> [Required task] Tally the lines that hold the word "this" and reply with that figure only.

* begin Given records *

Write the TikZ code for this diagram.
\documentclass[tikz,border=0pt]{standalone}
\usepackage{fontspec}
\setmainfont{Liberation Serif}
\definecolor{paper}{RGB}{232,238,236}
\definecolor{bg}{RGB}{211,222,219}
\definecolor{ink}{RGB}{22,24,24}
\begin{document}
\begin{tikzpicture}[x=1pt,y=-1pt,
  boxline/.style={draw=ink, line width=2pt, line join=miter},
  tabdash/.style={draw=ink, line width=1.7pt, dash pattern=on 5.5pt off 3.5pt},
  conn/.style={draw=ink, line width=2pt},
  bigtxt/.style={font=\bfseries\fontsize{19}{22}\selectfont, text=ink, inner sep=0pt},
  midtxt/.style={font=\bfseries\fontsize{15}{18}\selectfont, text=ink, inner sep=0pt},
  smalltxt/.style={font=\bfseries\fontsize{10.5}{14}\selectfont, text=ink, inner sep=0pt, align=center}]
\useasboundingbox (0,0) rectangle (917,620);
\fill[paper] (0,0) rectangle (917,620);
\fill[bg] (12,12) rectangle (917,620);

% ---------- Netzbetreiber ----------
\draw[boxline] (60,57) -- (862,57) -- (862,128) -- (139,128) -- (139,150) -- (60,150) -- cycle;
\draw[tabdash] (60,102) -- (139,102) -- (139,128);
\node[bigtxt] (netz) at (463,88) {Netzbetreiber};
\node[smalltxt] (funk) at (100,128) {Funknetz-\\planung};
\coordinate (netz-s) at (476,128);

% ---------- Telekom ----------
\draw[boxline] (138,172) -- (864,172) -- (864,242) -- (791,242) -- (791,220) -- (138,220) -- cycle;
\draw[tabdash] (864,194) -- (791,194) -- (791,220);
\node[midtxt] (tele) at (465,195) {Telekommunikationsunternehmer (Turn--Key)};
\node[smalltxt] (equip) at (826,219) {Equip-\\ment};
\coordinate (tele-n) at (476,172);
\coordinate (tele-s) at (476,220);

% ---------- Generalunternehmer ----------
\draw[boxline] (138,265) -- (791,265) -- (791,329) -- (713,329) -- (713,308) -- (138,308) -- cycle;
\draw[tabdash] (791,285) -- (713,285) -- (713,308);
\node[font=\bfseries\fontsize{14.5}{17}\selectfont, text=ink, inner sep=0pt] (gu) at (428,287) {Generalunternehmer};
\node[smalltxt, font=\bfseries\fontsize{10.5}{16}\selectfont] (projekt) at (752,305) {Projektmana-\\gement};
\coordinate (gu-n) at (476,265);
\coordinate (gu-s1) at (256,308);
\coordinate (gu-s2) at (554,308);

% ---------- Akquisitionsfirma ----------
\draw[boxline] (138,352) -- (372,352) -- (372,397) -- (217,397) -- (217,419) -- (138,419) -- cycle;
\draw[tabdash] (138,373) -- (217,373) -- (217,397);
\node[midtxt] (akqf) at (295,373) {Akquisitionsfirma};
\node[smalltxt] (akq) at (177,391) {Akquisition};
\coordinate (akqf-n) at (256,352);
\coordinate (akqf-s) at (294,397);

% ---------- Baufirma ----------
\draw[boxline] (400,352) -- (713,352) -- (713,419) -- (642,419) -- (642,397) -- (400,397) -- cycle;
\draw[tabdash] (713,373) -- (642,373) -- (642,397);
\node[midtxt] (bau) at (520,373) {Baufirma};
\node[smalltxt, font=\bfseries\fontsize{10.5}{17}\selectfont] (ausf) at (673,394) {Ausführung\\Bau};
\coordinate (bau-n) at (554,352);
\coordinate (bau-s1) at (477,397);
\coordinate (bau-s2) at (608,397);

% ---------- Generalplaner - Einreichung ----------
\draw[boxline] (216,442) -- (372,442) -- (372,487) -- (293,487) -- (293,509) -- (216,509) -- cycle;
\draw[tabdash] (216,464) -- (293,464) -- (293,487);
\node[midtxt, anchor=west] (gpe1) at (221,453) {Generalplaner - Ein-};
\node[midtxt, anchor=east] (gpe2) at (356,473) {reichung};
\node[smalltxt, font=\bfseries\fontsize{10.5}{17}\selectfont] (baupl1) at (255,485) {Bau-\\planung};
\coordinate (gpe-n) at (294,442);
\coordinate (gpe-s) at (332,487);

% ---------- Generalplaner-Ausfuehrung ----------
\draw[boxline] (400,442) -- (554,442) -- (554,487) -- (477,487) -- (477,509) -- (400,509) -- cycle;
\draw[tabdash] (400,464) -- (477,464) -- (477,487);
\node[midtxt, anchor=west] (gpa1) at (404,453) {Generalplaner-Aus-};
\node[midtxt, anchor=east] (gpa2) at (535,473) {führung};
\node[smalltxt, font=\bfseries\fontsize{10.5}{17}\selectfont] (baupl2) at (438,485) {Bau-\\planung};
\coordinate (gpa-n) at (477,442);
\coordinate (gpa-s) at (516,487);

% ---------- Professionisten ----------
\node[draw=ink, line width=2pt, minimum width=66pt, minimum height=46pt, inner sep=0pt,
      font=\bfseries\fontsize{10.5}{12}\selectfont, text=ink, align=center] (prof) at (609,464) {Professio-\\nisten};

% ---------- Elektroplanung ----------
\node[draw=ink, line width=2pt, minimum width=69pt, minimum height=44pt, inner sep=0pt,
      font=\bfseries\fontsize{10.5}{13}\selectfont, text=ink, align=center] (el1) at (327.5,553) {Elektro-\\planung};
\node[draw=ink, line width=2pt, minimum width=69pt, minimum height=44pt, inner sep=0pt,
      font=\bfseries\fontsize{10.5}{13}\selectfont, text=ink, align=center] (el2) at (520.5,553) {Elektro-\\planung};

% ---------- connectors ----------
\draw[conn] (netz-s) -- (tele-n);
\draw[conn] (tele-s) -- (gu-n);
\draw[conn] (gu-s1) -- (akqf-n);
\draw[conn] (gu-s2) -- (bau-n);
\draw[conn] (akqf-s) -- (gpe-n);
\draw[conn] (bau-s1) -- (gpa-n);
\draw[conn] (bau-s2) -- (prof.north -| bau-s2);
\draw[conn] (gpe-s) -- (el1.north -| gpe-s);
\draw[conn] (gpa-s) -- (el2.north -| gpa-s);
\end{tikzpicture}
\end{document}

* end Given records *
* begin Given records *

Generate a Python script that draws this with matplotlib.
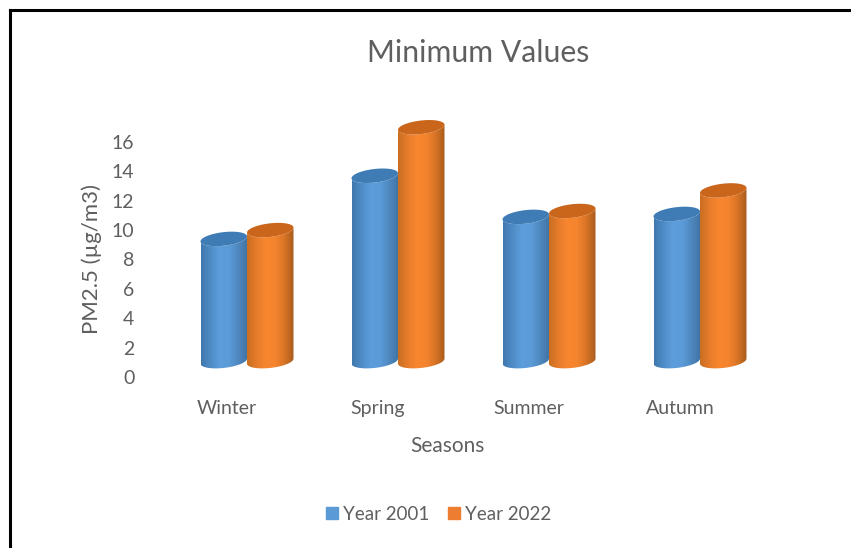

* end Given records *
* begin Given records *

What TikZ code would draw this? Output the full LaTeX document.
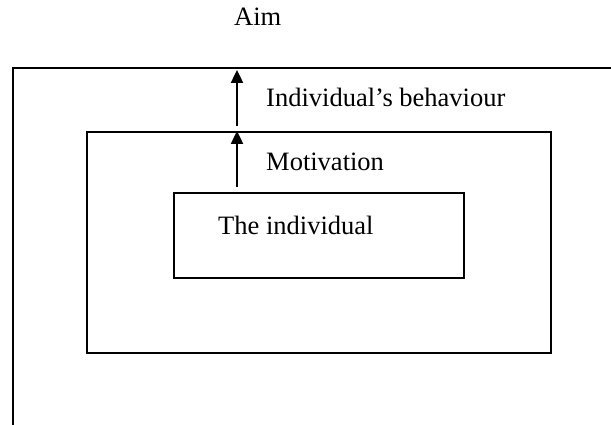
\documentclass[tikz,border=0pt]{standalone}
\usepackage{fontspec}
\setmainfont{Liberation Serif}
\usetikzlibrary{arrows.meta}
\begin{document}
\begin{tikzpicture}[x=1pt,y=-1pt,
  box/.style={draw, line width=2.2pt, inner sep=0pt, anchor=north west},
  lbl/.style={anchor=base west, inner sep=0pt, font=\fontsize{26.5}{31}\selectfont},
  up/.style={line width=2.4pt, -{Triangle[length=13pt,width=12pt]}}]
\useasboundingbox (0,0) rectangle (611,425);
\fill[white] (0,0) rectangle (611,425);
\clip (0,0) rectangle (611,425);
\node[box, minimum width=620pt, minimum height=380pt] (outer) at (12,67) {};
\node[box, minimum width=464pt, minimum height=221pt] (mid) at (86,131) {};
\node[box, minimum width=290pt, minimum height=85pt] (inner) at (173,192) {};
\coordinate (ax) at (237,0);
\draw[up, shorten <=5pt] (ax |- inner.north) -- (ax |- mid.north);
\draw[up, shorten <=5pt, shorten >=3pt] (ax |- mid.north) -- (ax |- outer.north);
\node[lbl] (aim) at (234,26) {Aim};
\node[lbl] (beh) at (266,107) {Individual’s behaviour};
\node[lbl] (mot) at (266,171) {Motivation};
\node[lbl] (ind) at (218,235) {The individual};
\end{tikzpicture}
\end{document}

* end Given records *

> [Output of the exercise] 3